DP Credit Bureau, which conducted the study, said consumers tend to fall behind when repaying non-bank debt first because, according to its managing director Chen Yew Nah, 'many believe non-bank lenders will be less vigilant in pursuing late payments or in taking steps to end the line of credit'.
The study also found that younger people tend to get into debt more than older folk.
This study is the first in Singapore to compare bank and non-bank debt repayments to establish a link between the failure to pay a debt owed to a business and a default on a bank loan.
This data will be used by banks to identify customers who are likely to fall behind in their repayments, said DP Credit Bureau.
The study showed that 32.5 per cent of consumers slow in repaying debts to a business will fall behind in their bank loans within seven months.
This indicates that when consumers are slow in paying minor debts, they eventually have trouble paying off larger ones, said DP Credit Bureau .
The study, based on payment records of more than 600,000 individuals provided by DP Credit Bureau's members, covered the period from last July to February - when the effects of the global economic downturn were felt.
Non-bank lending data came from a range of industries offering credit loans to consumers, including retail, credit co-ops, education providers and leasing companies.
The study also showed that 44 per cent of those who fell behind on repayments were aged between 26 and 35.
Considering that this group made up 33 per cent of those polled in the survey, it shows that a high proportion of those in debt are from the younger generation.
This is a major concern, said Ms Chen.
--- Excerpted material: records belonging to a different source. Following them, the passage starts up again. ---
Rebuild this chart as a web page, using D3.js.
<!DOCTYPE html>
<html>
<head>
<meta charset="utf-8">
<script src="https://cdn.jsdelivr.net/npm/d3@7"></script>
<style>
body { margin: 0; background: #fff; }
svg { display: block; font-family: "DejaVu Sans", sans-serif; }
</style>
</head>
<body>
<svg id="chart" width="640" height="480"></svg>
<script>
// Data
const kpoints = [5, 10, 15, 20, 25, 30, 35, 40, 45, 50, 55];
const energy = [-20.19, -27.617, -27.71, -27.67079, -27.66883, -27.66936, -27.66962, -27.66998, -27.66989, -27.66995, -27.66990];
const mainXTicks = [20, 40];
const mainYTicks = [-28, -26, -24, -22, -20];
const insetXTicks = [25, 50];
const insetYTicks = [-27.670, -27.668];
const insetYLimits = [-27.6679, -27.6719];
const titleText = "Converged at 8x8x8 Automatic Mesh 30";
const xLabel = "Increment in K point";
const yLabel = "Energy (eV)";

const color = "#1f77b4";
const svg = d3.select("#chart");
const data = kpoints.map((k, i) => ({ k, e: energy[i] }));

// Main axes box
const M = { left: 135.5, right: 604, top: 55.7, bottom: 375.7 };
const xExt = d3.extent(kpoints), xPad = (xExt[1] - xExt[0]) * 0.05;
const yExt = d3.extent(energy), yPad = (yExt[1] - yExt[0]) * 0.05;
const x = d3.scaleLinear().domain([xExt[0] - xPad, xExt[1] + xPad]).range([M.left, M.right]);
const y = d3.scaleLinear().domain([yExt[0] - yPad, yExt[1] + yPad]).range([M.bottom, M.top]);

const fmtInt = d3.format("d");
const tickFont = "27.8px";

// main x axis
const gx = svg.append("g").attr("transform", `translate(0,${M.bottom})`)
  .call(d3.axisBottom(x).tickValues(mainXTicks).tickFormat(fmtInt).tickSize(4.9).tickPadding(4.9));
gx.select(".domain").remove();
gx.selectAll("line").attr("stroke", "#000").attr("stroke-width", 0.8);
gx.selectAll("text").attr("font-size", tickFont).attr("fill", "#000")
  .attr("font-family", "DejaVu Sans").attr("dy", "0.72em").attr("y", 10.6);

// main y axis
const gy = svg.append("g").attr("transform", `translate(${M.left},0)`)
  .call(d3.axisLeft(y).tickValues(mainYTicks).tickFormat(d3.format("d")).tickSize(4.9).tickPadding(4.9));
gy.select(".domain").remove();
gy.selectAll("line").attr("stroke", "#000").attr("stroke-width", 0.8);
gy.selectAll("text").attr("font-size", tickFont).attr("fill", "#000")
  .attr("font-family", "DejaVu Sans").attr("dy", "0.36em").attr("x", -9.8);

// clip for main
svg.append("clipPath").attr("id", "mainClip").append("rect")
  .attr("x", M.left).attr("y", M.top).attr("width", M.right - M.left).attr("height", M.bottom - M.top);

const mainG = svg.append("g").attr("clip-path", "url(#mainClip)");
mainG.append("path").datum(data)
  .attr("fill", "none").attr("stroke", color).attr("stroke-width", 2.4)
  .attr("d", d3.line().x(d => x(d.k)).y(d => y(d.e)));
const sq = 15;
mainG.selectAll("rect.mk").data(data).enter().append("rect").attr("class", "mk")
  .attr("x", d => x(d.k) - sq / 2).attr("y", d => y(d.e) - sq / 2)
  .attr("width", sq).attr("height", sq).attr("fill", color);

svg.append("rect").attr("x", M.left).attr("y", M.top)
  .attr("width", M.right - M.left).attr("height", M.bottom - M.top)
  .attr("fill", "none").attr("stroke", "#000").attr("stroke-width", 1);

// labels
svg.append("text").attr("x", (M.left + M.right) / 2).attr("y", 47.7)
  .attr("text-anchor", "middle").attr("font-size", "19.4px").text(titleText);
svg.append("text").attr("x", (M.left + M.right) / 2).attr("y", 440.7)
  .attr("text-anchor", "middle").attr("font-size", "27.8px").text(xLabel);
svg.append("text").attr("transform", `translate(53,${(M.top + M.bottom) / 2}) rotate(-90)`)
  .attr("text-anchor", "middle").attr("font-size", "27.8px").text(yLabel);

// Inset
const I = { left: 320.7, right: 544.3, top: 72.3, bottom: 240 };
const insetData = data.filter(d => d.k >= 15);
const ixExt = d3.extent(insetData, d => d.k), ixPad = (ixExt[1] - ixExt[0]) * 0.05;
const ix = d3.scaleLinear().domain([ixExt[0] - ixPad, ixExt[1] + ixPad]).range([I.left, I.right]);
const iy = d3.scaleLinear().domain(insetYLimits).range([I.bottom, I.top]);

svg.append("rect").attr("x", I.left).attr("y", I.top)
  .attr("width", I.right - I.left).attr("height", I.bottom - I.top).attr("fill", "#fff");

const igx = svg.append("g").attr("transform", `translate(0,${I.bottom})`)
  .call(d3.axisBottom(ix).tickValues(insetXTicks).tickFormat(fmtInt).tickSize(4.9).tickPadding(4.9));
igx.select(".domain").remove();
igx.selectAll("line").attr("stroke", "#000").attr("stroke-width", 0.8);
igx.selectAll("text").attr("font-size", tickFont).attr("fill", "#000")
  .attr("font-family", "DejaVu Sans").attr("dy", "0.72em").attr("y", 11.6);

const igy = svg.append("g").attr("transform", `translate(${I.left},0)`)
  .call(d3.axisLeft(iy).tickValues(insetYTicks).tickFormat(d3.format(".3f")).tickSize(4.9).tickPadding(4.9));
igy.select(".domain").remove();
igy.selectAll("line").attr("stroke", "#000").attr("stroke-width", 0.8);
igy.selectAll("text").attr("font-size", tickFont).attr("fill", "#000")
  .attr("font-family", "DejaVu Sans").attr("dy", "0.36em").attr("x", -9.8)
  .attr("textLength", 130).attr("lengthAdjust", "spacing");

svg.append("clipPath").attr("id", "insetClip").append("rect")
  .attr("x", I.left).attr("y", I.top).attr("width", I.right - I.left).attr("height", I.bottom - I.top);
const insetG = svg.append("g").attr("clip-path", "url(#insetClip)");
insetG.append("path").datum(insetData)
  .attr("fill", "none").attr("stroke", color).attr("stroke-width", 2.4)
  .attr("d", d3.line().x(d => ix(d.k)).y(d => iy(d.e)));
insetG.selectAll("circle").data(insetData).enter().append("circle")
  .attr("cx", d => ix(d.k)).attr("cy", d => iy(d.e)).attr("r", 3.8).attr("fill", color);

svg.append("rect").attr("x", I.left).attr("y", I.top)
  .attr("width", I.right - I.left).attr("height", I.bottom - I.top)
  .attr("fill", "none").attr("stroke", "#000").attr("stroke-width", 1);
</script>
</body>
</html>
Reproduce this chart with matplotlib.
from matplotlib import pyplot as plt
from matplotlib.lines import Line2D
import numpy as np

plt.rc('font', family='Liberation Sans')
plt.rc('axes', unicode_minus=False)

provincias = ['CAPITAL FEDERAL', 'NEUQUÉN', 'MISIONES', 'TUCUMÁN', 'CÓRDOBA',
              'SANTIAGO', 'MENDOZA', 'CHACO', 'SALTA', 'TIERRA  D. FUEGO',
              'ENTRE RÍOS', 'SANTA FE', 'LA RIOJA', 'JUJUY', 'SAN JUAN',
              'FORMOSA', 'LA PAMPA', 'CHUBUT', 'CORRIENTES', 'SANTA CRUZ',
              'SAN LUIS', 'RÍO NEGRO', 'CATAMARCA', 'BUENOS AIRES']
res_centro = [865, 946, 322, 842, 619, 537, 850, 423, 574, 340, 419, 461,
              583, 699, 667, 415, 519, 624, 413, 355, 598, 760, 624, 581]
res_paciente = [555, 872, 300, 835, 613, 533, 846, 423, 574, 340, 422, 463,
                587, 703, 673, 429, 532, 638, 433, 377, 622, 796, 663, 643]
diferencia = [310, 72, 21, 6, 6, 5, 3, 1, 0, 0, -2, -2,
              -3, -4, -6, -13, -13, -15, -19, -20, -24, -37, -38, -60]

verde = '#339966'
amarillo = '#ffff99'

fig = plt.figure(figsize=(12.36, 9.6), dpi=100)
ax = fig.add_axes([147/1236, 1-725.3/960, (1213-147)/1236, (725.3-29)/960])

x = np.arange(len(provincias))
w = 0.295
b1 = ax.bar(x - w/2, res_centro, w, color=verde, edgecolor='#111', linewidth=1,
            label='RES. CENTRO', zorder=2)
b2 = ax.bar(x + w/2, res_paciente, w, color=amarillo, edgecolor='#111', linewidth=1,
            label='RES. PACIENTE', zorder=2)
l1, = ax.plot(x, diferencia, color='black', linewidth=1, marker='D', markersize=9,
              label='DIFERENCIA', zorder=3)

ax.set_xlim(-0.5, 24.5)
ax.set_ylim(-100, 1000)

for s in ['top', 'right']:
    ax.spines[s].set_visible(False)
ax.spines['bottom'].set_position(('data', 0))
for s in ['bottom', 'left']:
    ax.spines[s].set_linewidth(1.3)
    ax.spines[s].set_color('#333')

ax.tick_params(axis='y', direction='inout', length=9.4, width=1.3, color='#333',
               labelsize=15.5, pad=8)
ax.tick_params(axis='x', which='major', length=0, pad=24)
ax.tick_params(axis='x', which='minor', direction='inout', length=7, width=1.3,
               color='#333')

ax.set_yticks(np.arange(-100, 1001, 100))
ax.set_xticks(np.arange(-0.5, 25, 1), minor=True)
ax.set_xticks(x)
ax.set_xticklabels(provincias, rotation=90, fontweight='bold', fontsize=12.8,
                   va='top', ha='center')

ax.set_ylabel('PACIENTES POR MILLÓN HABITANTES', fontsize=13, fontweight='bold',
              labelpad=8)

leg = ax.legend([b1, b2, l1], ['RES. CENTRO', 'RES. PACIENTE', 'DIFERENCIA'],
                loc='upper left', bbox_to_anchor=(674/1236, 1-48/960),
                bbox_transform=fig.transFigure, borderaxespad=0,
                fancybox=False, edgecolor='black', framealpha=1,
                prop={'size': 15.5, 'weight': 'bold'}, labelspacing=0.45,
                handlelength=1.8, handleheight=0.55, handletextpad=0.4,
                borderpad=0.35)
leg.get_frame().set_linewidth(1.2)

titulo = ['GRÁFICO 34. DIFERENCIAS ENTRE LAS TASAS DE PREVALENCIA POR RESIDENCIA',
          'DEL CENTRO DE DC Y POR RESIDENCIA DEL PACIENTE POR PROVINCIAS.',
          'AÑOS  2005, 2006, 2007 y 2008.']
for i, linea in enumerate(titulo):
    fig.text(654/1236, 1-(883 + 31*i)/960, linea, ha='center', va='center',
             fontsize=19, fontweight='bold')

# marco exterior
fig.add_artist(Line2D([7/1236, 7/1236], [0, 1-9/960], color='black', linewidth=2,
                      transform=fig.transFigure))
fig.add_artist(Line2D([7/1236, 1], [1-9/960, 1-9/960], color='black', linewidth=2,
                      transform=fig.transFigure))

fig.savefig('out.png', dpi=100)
She advised consumers facing problems to talk to creditors early to explain their financial position, before they run into trouble.
'Banks and other credit providers do not want to take costly steps like litigation to recover debts, and many have the flexibility to vary interest rates, payment terms and the length of debt repayment period,' said Ms Chen.
As well as finding that younger people were more likely to be in debt, the study also found that men outnumbered women by a ratio of three to two.
Only 4 per cent of those in debt were business owners, indicating that debts tended to be personal and not incurred by an individual's business activities.
Those in debt also owed four times more to their bank creditors than to their non-bank ones. The average bank debt was $4,615 against a non-bank debt of $982.
Many may have used credit to buy material goods and gadgets to complement their lifestyle, said Ms Chen.
'A sudden loss of income due to retrenchment, pay cuts or reduced bonuses may be placing pressure on their ability to meet their financial obligations,' she added.